Por que os níveis de potássio deveriam agir como
marcadores de clima? A resposta aparentemente está
nas algas. O lago Pata é normalmente negro, por causa
do material orgânico dissolvido, e a luz penetra apenas
alguns centímetros na água. Quando ela é profunda,
impede que a vida cresça, pois são necessários nutrientes do fundo do lago e luz do topo. Quando o nível do lago é raso o suficiente, tanto luz quanto alimento se encontram, e a água assume tom esverdeado, em razão
das algas. Bush acredita que elas absorvam potássio da
água, preservado no sedimento quando morrem.
"É uma particularidade desse sistema em especial,
não é universal", afirma Colinvaux. Como o ciclo de Milankovitch é bem documentado, a correlação significa
que os pesquisadores podem datar para trás os sedimentos da totalidade de área pesquisada. O resultado
mostra que ele vai até 170 mil anos atrás -longe o suficiente para entrar na era glacial anterior. "Nós identificamos amostras de cima a baixo, e são todas de floresta", afirma Bush. "Você não vai encontrar intervalos de
cerrado." Para Colinvaux, isso encerra o caso.
Ainda há ceticismo
Outros ainda precisam ser
persuadidos. Colin Pendry, botânico do Real Jardim
Botânico de Edimburgo, é cético em relação aos dados
do pólen. "Paleontologia é uma ferramenta grosseira",
diz ele, apontando que as árvores não podem ser identificadas no nível da espécie. E mesmo dois bons sítios
não constituem um olhar extenso sobre uma área do tamanho da parte continental dos Estados Unidos. "Paul,
de fato, deixa transparecer que está tudo amarrado e
que ele tem a resposta", afirma Pendry. "Mas tudo ainda está muito incerto."

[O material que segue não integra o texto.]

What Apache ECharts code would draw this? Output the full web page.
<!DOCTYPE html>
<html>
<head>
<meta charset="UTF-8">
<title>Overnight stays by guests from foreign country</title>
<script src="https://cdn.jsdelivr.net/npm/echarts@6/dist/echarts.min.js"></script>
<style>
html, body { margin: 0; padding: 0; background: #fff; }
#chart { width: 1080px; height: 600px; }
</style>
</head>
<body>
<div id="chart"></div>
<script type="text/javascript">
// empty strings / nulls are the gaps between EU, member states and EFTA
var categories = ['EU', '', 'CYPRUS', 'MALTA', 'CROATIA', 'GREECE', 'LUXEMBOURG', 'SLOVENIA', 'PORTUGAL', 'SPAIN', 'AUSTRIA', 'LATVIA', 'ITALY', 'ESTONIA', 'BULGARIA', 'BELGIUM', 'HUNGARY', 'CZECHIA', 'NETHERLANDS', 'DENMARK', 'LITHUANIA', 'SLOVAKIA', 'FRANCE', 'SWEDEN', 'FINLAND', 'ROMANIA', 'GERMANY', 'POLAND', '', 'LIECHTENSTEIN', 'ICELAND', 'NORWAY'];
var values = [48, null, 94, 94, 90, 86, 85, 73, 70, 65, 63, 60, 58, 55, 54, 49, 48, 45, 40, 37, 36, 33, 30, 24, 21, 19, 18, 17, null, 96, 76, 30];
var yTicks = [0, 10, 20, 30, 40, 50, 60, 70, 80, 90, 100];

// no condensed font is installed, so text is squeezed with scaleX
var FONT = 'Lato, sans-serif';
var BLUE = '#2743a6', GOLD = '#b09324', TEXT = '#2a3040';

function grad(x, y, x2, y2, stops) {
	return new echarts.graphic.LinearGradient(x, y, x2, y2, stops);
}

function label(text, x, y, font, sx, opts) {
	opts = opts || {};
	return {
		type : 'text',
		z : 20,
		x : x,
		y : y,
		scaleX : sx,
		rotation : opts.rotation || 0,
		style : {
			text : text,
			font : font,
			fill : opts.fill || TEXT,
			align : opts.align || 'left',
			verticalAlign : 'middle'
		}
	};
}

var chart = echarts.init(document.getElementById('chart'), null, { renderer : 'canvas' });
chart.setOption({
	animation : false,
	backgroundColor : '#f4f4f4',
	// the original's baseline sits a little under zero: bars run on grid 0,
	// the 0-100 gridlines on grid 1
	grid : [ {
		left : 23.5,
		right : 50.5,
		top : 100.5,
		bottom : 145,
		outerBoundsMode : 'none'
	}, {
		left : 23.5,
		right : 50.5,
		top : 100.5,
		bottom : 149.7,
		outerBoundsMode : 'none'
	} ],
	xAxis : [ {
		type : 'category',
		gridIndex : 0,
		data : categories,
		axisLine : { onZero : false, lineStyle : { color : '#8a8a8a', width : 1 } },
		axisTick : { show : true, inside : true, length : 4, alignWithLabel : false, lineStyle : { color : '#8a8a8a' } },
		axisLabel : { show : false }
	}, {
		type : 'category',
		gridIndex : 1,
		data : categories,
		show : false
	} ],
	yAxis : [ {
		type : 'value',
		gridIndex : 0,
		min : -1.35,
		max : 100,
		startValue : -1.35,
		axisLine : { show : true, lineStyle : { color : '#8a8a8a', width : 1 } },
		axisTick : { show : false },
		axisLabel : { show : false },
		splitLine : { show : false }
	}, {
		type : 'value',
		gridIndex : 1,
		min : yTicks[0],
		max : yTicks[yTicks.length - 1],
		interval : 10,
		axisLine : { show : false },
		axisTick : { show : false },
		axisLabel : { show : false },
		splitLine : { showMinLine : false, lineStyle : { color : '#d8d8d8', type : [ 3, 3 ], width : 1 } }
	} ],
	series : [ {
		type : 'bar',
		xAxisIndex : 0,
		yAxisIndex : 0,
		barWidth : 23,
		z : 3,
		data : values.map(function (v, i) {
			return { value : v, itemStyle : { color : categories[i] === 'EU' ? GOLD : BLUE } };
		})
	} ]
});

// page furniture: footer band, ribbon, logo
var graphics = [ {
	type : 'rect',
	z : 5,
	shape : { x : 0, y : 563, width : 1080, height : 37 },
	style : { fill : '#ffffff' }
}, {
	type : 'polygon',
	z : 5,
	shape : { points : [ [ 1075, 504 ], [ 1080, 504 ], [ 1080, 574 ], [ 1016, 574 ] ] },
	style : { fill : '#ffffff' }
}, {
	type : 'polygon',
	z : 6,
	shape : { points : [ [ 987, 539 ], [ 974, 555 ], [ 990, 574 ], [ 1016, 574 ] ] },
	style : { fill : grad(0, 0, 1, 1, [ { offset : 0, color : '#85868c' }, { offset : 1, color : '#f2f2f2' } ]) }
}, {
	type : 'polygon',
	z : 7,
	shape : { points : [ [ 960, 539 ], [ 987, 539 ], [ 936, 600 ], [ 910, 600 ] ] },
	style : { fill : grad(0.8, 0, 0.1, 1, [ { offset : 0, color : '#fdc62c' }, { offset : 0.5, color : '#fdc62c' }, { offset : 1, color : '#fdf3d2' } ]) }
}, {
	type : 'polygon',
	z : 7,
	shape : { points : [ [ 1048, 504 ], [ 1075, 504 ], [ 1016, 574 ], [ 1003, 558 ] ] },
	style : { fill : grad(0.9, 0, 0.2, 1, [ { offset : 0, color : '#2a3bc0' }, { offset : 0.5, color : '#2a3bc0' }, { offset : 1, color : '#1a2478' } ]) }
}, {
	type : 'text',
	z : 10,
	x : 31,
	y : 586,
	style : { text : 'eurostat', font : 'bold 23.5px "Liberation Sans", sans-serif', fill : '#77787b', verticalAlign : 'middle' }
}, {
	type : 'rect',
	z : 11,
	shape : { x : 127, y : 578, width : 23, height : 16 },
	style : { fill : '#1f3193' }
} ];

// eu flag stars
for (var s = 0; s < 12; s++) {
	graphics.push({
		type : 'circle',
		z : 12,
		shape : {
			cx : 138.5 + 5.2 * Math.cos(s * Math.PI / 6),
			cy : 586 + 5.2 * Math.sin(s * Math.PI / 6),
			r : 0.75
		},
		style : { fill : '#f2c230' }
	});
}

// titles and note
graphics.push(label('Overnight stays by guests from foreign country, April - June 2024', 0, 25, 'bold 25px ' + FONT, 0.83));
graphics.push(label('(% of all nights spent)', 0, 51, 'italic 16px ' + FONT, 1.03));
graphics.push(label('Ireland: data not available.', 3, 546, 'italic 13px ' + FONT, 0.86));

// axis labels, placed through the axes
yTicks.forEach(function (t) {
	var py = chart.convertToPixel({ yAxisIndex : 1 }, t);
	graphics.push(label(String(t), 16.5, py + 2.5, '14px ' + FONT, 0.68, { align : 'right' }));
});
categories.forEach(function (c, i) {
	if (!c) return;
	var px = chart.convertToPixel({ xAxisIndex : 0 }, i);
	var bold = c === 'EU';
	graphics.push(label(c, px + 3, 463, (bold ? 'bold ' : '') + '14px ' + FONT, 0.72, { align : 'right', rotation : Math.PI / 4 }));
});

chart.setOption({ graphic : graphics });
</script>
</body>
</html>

Mesmo assim, Pendry, assim como outros críticos de
Colinvaux, está começando a duvidar que a bacia amazônica tenha secado. "O pêndulo realmente está pendendo contra a teoria do refúgio", diz. Esse grupo está
tomando o partido do meio, acreditando que a floresta
tropical se tornou sazonalmente seca, cheia de leguminosas como a castanheira.
A objeção mais séria às conclusões de Colinvaux vem
de um estudo anterior da região da serra dos Carajás.
Em 1991, Maria Lúcia Absy (leia texto à direita) encontrou lá um forte sinal de pólen de grama, entre 24 mil e
11 mil anos atrás, período que cobre o auge da última
era glacial. Colinvaux descarta a idéia de que seja uma
área de cerrado entre refúgios. O pólen da grama, alega,
é consistente com a vida pantanosa das plantas que vivem até hoje naquele platô alto e relativamente seco.